The distinction between “much” and “many” also depends on whether a noun is a count or noncount noun. Much is used for noncount nouns while many is used for count nouns. Putting the 2 rules together, you use “much” and “less” for noncount nouns and “many” and “fewer” for count nouns:
“Eating too many sugary snacks is unhealthy. You should try to eat fewer sugary snacks.”
“Eating too much sugar is unhealthy . You should try to eat less sugar”.
“There are too many distractions in the office. Fewer distractions would help me work better.”
“There is too much talking in the office. Less talking would help me work better.”
The exceptions to less/fewer rule are time, money, and distance. You would say that something costs “less than $100”, not “fewer than $100”, even though dollars can technically be counted. This is because you are referring to the cost as a whole amount. Similarly, you should also say “I’ve lived here for less than six months” or “There’s a supermarket less than 2 blocks away”.

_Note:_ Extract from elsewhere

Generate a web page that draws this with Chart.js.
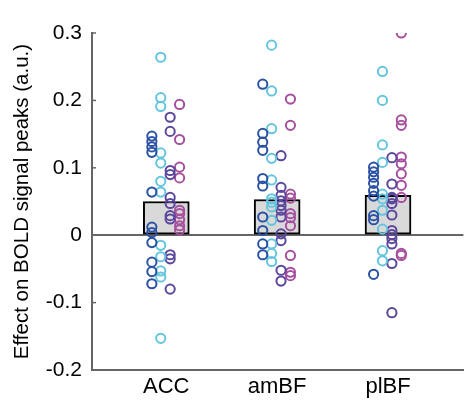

By the way, that sign for the supermarket express lane that reads “10 items or less” is technically incorrect and should read “10 items or fewer” since you can count the individual items. Every so often, a grammarian will point this out but so far it’s been a losing battle.
Hopefully these tips will help you make fewer mistakes with English grammar!
I actually didn’t know this one! I’d heard it mentioned before but I didn’t understand; I thought the person was trying to tell me that it was NEVER correct to say “less.” Not so!
Interestingly, I’ve never had a problem with much/many.